Sim, mas às vezes tenho que comer sem ter vontade, porque preciso de provar o que estou a fazer. Aprecio bolo de massa folhada, doce de ovos, rabanadas, tudo o que tem frutos secos… Bem, o que é de natal gosto de tudo, de comer assim quente, engordo sempre uns dois quilos! Enfim, depois faço muitas caminhadas… [sorriso]
 
Pode partilhar o segredo de uma receita connosco?
Todos os dias faço leite creme. Pedem-me e vem gente de propósito, até de Lisboa. O que faço é com gosto e carinho e as pessoas veem isso. Para o leite creme precisa de um litro de leite, 200 gramas de açúcar, 60 gramas de farinha Maizena, uma casca de limão fininha e dois paus de canela. Põe tudo a ferver e deixa engrossar. Depois, tira para a terrina e queima por cima com maçarico ou ferro quente, com açúcar mascavado... Ahh, sente-se logo o cheirinho! [sorriso]
 
Quais são os seus planos futuros?
É difícil fazer planos nesta fase. Vivo o presente. Tenho três filhos, um neto de 3 anos e sempre muito trabalho, às vezes faço bolos para fora.
 
 

Curiosidades
 
Um livro. Os livros de receitas, claro.
Um filme. Não tenho muito apego para sentar-me no sofá a ver um filme. Nem novelas. Bem, na quarentena adorei a série “A Casa de Papel”, vi as quatro temporadas.
Uma música. A antiguinha, como Pink Floyd. Gosto de ir ver um concerto de Xutos & Pontapés. Os meus filhos ouvem hip hop e fazem com que eu goste.
Um passatempo. Fazer bolos. Gosto de ir ao ginásio e já não vou há um tempo. Ou de fazer corridas e caminhadas ao Bom Jesus ou às Sete Fontes. Ou até de sair à noite à discoteca com o meu marido.
Um clube. SC Braga. Em casa somos todos do “Braguinha”.
Uma figura. Marcelo Rebelo de Sousa. Tenho até fotos com ele.
Um vício. Fumo desde os 15 anos.
Um sítio. Adoro praia, como o Algarve. Mas tenho três sítios muito especiais: Sameiro, Bom Jesus (sobretudo a capela do Senhor do Monte) e Fátima. Já fui quatro vezes a Fátima a pé por causa da minha filha de 32 anos, que aos 18 teve um grave acidente de carro e saiu do coma, por isso fui agradecer o milagre.
Um momento. Quando casei não tive lua de mel.
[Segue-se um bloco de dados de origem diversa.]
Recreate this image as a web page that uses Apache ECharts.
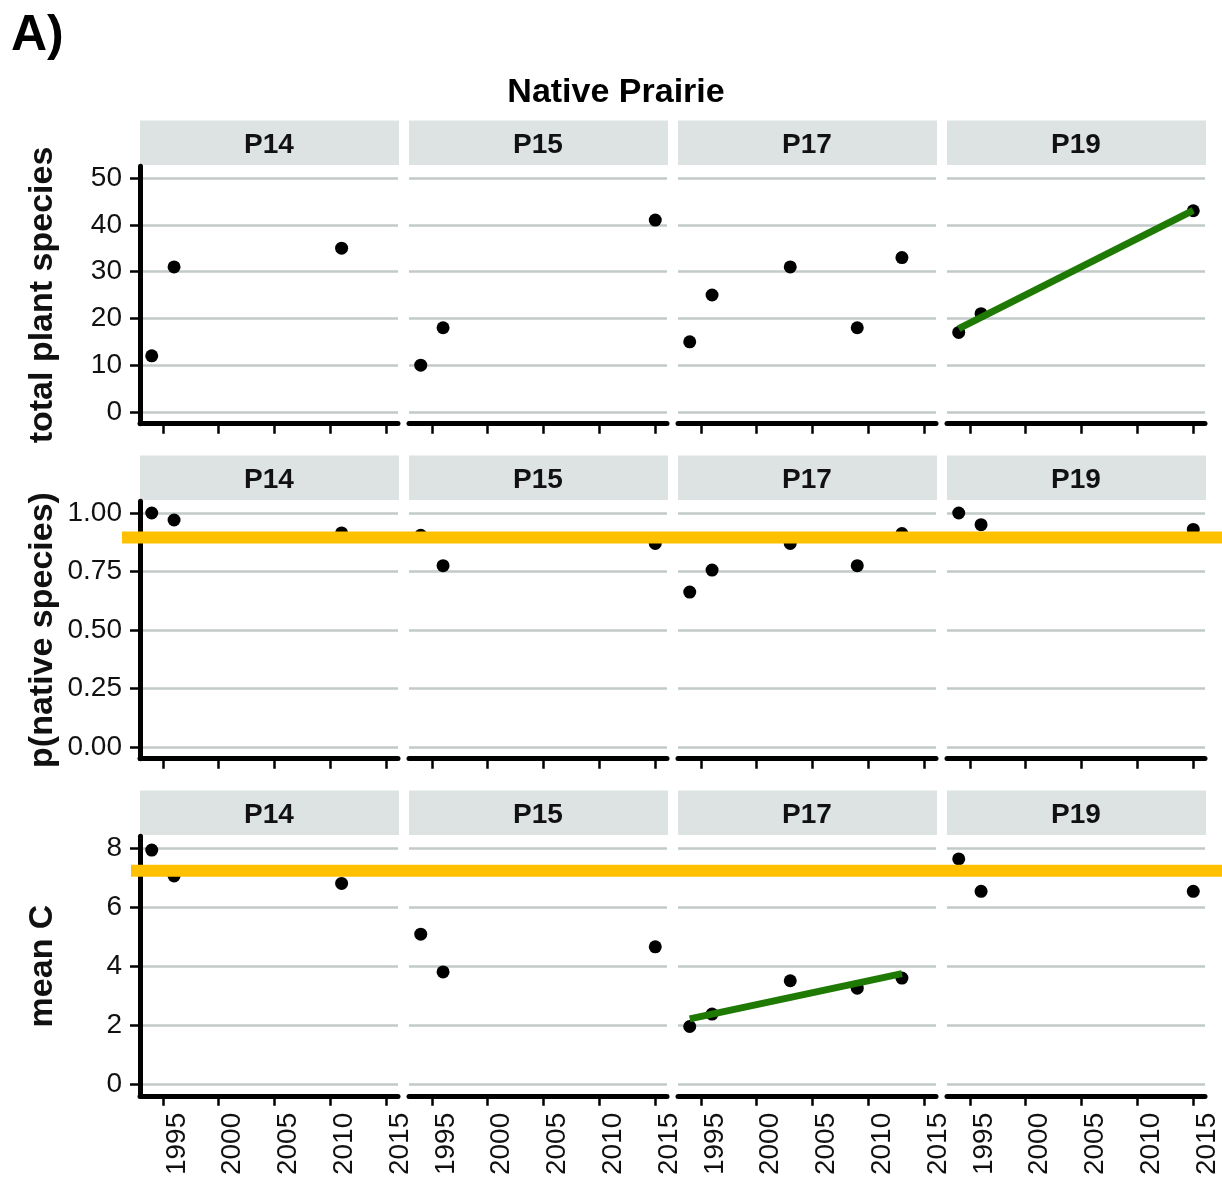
<!DOCTYPE html>
<html><head><meta charset="utf-8">
<script src="https://cdn.jsdelivr.net/npm/echarts@6/dist/echarts.min.js"></script>
<style>html,body{margin:0;padding:0;background:#fff}#c{width:1222px;height:1183px}</style>
</head><body><div id="c"></div>
<script>
// ---------- data ----------
const sites = ['P14', 'P15', 'P17', 'P19'];
const yearsP14 = [1994, 1996, 2011];
const yearsP15 = [1994, 1996, 2015];
const yearsP17 = [1994, 1996, 2003, 2009, 2013];
const yearsP19 = [1994, 1996, 2015];

const totalP14 = [12, 31, 35];
const totalP15 = [10, 18, 41];
const totalP17 = [15, 25, 31, 18, 33];
const totalP19 = [17, 21, 43];

const pNativeP14 = [1.00, 0.97, 0.915];
const pNativeP15 = [0.905, 0.775, 0.87];
const pNativeP17 = [0.662, 0.756, 0.87, 0.775, 0.912];
const pNativeP19 = [1.00, 0.95, 0.93];

const meanCP14 = [7.93, 7.05, 6.8];
const meanCP15 = [5.08, 3.8, 4.65];
const meanCP17 = [1.95, 2.37, 3.5, 3.25, 3.59];
const meanCP19 = [7.63, 6.53, 6.53];

const trendTotalP19 = [[1994, 17.8], [2015, 43.1]];
const trendMeanCP17 = [[1994, 2.21], [2013, 3.74]];
const pNativeRef = 0.895;
const meanCRef = 7.23;

const yearTicks = [1995, 2000, 2005, 2010, 2015];
const totalTicks = [0, 10, 20, 30, 40, 50];
const pNativeTicks = [0, 0.25, 0.5, 0.75, 1];
const meanCTicks = [0, 2, 4, 6, 8];

// ---------- layout ----------
const FONT = "'Liberation Sans', Arial, Helvetica, sans-serif";
const colLeft = [140, 409, 678, 947];
const panelW = 258;
const years = [yearsP14, yearsP15, yearsP17, yearsP19];
const rows = [
  {title: 'total plant species', vals: [totalP14, totalP15, totalP17, totalP19], ticks: totalTicks,
   min: -2.5, max: 52.5, top: 166.3, height: 257.4, fmt: v => String(v)},
  {title: 'p(native species)', vals: [pNativeP14, pNativeP15, pNativeP17, pNativeP19], ticks: pNativeTicks,
   min: -0.05, max: 1.05, top: 501.3, height: 257.4, fmt: v => v.toFixed(2)},
  {title: 'mean C', vals: [meanCP14, meanCP15, meanCP17, meanCP19], ticks: meanCTicks,
   min: -0.4, max: 8.4, top: 836.2, height: 259.6, fmt: v => String(v)}
];
const stripTop = [120.5, 455.5, 790.5];

const grid = [], xAxis = [], yAxis = [], series = [], graphic = [];

rows.forEach((row, r) => {
  sites.forEach((site, c) => {
    const g = r * 4 + c;
    grid.push({left: colLeft[c], top: row.top, width: panelW, height: row.height, outerBoundsMode: 'none'});
    xAxis.push({
      type: 'value', gridIndex: g, min: 1992.95, max: 2016.05,
      axisLine: {show: true, onZero: false, lineStyle: {color: '#000', width: 5}},
      axisTick: {show: true, length: 10, customValues: yearTicks, lineStyle: {color: '#000', width: 2.5}},
      axisLabel: {show: r === 2, customValues: yearTicks, rotate: 90, verticalAlign: 'top', margin: 17,
                  fontSize: 28, color: '#111', fontFamily: FONT, formatter: v => String(v)},
      splitLine: {show: false}
    });
    yAxis.push({
      type: 'value', gridIndex: g, min: row.min, max: row.max,
      name: c === 0 ? row.title : '', nameLocation: 'middle', nameRotate: 90, nameGap: 80,
      nameMoveOverlap: false,
      nameTextStyle: {fontSize: 34, fontWeight: 'bold', color: '#111', fontFamily: FONT},
      axisLine: {show: c === 0, onZero: false, lineStyle: {color: '#000', width: 5}},
      axisTick: {show: c === 0, length: 10, customValues: row.ticks, lineStyle: {color: '#000', width: 2.5}},
      axisLabel: {show: c === 0, customValues: row.ticks, margin: 18, fontSize: 28, color: '#111',
                  fontFamily: FONT, formatter: row.fmt},
      splitLine: {show: true, lineStyle: {color: '#C2CACA', width: 2.5}}
    });
    series.push({
      type: 'scatter', xAxisIndex: g, yAxisIndex: g, symbolSize: 13, z: 2,
      itemStyle: {color: '#000', opacity: 1},
      data: years[c].map((y, i) => [y, row.vals[c][i]])
    });
    graphic.push({type: 'rect', shape: {x: colLeft[c], y: stripTop[r], width: panelW + 1, height: 44.5},
                  style: {fill: '#DDE3E3'}});
    graphic.push({type: 'text', style: {text: site, x: colLeft[c] + panelW / 2, y: stripTop[r] + 24.5,
                  align: 'center', verticalAlign: 'middle', fill: '#111', font: 'bold 28px ' + FONT}});
  });
});

// trend lines
series.push({type: 'line', xAxisIndex: 3, yAxisIndex: 3, data: trendTotalP19, symbol: 'none', z: 4,
             lineStyle: {color: '#1F7A04', width: 7}});
series.push({type: 'line', xAxisIndex: 10, yAxisIndex: 10, data: trendMeanCP17, symbol: 'none', z: 4,
             lineStyle: {color: '#1F7A04', width: 7}});

// overlay grids for the orange reference lines (they span past the panels)
const overlays = [{row: 1, left: 122, ref: pNativeRef}, {row: 2, left: 131, ref: meanCRef}];
overlays.forEach(o => {
  const g = grid.length;
  const row = rows[o.row];
  grid.push({left: o.left, right: 0, top: row.top, height: row.height, outerBoundsMode: 'none'});
  xAxis.push({type: 'value', gridIndex: g, min: 0, max: 1, show: false});
  yAxis.push({type: 'value', gridIndex: g, min: row.min, max: row.max, show: false});
  series.push({type: 'line', xAxisIndex: g, yAxisIndex: g, symbol: 'none', z: 10,
               data: [[0, o.ref], [1, o.ref]], lineStyle: {color: '#FFC000', width: 12}});
});

graphic.push({type: 'text', style: {text: 'A)', x: 11, y: 36, align: 'left', verticalAlign: 'middle',
              fill: '#000', font: 'bold 50px ' + FONT}});
graphic.push({type: 'text', style: {text: 'Native Prairie', x: 616, y: 93, align: 'center', verticalAlign: 'middle',
              fill: '#000', font: 'bold 34px ' + FONT}});

const chart = echarts.init(document.getElementById('c'), null, {renderer: 'canvas'});
chart.setOption({animation: false, backgroundColor: '#fff', grid, xAxis, yAxis, series, graphic});
</script></body></html>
Nos 25 anos de casada tive uma festa bonita: passei a noite no Hotel Meliã e marcou-me muito; foi simples e fez a diferença.
Um sonho. Quero que os meus filhos estejam bem e isso faz-me feliz. Sou humilde. Olhe, nunca pensei que ia andar de avião e fui às ilhas Canárias visitar uma irmã. [pausa] Bem, o meu sonho é ter férias uma vez por ano sem fazer nada, só “praia, comer e dormir”! [risos]
A UMinho. É uma segunda casa. Tenho orgulho em trabalhar aqui. Esta universidade cresceu muito e os alunos gostam de vir estudar para Braga e Guimarães. E na UMinho também se come muito bem, os que já estiveram noutras universidades comparam e dão-nos valor.